:: Material for the task ::
=-=-=

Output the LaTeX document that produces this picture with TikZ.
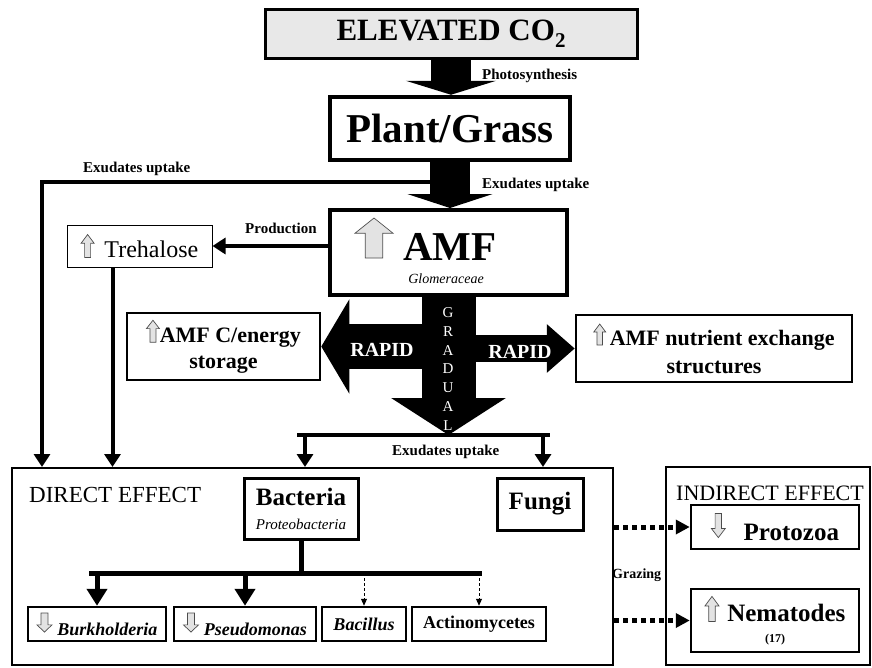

=-=-=

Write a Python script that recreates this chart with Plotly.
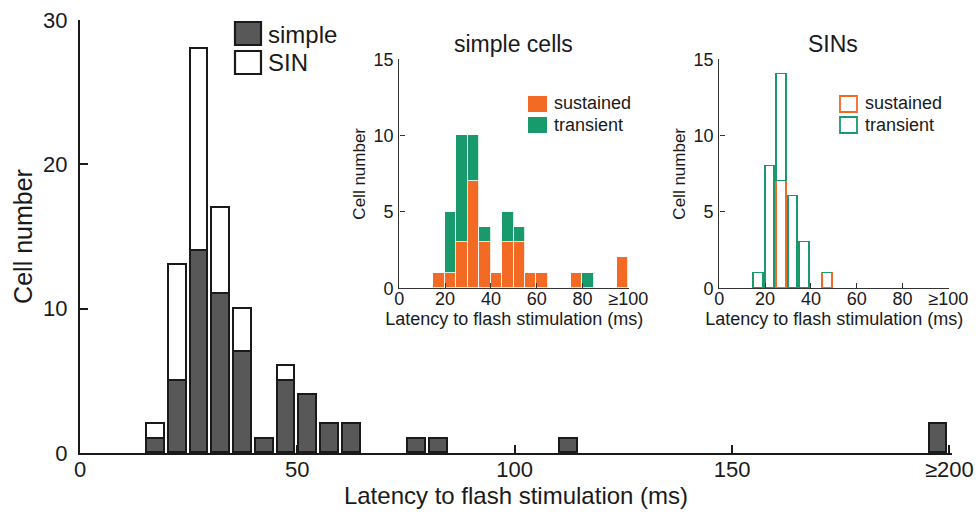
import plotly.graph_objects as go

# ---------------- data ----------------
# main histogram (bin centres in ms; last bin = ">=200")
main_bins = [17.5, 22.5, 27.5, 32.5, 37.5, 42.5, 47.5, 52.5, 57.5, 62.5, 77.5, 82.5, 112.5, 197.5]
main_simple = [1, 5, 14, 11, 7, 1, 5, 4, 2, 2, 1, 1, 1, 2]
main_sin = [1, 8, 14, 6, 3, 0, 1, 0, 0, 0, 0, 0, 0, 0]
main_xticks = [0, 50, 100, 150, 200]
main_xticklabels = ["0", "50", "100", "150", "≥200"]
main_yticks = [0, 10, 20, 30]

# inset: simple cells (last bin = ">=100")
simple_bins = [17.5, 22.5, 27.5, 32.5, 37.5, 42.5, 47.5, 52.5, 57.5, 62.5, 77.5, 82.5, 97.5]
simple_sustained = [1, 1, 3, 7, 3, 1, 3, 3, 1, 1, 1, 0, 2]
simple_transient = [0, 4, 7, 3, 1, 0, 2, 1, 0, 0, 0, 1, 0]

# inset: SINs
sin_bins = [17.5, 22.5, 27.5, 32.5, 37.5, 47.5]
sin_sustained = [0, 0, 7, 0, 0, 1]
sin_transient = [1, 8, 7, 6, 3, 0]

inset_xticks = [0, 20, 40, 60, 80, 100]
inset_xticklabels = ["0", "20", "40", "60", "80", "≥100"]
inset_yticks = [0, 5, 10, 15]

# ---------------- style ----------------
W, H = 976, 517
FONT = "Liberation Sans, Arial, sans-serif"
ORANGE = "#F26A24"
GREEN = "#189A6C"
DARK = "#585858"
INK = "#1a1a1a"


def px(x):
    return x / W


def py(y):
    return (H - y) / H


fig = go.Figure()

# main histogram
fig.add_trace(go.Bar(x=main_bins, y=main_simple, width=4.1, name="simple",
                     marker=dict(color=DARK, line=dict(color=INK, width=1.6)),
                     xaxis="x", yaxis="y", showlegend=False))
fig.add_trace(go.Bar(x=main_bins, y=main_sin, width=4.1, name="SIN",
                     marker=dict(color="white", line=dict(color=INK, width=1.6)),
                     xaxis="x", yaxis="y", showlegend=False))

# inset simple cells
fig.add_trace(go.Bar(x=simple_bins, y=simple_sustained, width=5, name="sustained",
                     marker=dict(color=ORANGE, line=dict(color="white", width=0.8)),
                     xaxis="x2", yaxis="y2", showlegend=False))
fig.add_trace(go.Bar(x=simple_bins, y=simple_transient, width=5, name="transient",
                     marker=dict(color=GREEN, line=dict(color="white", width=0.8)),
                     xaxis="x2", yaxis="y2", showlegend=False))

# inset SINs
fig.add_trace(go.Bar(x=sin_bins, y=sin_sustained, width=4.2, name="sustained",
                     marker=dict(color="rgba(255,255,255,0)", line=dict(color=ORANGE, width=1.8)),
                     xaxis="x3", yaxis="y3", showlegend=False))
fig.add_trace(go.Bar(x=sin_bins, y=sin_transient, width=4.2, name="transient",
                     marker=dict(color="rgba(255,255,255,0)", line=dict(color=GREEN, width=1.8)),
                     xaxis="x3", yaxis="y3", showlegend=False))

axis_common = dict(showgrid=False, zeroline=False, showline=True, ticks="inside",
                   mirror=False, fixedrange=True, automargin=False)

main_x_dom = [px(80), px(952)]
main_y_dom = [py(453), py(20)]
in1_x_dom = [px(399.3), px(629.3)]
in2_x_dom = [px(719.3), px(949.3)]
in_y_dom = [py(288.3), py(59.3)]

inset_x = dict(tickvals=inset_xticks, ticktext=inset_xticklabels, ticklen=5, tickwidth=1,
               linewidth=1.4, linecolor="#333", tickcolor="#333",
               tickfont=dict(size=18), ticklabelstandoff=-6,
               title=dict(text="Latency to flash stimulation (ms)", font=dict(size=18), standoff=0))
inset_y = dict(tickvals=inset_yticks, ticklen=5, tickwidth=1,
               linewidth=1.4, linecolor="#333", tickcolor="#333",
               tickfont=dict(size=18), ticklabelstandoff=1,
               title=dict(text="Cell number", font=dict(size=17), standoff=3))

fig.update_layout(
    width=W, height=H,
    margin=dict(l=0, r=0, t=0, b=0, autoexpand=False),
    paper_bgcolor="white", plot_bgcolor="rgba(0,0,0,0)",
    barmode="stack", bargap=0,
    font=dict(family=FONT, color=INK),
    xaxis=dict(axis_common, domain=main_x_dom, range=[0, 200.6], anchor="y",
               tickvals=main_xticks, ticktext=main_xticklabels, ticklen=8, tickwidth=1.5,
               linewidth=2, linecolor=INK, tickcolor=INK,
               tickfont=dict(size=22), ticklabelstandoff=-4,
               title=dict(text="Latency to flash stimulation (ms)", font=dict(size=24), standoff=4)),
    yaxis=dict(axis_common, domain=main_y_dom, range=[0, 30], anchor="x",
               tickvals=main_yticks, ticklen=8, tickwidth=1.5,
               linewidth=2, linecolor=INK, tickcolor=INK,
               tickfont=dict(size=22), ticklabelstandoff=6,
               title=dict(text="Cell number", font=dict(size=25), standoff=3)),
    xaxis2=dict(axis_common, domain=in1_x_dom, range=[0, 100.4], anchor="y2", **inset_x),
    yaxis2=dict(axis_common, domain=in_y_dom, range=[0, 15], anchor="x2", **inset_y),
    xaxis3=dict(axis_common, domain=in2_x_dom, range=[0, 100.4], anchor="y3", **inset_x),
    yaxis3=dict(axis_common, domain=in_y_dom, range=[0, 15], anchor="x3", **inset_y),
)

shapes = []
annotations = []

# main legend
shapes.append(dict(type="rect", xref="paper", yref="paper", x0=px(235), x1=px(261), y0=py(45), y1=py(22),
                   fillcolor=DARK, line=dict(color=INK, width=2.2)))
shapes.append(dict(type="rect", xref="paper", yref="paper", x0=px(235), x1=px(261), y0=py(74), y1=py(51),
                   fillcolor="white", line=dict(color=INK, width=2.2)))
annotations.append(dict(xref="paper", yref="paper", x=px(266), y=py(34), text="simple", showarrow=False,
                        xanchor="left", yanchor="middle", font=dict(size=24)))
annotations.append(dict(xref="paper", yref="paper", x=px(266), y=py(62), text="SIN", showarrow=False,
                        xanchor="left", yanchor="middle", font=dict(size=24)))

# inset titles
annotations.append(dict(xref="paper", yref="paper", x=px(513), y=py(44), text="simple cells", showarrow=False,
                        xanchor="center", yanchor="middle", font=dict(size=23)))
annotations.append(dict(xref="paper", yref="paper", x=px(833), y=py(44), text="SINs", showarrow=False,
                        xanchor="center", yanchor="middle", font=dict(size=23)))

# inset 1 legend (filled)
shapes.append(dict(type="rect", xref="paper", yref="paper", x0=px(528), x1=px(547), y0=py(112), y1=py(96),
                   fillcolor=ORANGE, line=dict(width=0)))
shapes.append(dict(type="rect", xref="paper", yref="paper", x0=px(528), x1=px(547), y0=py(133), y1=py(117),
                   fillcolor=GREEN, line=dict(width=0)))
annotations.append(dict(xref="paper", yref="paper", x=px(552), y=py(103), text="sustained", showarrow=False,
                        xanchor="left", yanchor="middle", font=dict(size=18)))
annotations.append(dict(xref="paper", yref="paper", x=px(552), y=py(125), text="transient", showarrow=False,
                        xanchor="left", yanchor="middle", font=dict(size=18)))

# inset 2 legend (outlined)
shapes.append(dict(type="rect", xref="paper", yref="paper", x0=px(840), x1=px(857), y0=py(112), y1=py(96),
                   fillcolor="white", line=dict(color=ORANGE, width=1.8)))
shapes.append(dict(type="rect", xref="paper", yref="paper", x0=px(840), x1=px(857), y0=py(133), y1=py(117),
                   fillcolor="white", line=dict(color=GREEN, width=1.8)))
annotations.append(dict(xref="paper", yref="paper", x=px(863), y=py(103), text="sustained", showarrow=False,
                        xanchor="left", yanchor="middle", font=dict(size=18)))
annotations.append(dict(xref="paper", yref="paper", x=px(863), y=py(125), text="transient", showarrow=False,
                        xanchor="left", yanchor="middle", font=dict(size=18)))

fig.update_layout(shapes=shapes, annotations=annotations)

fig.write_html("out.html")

=-=-=

:: What the task asks ::
Both the line with "Write a Python" and the line with "import plotly.graph_objects as go" belong in the copy, along with every line between them; set them down exactly and skip the pictures.

:: Written answer ::
Write a Python script that recreates this chart with Plotly.
import plotly.graph_objects as go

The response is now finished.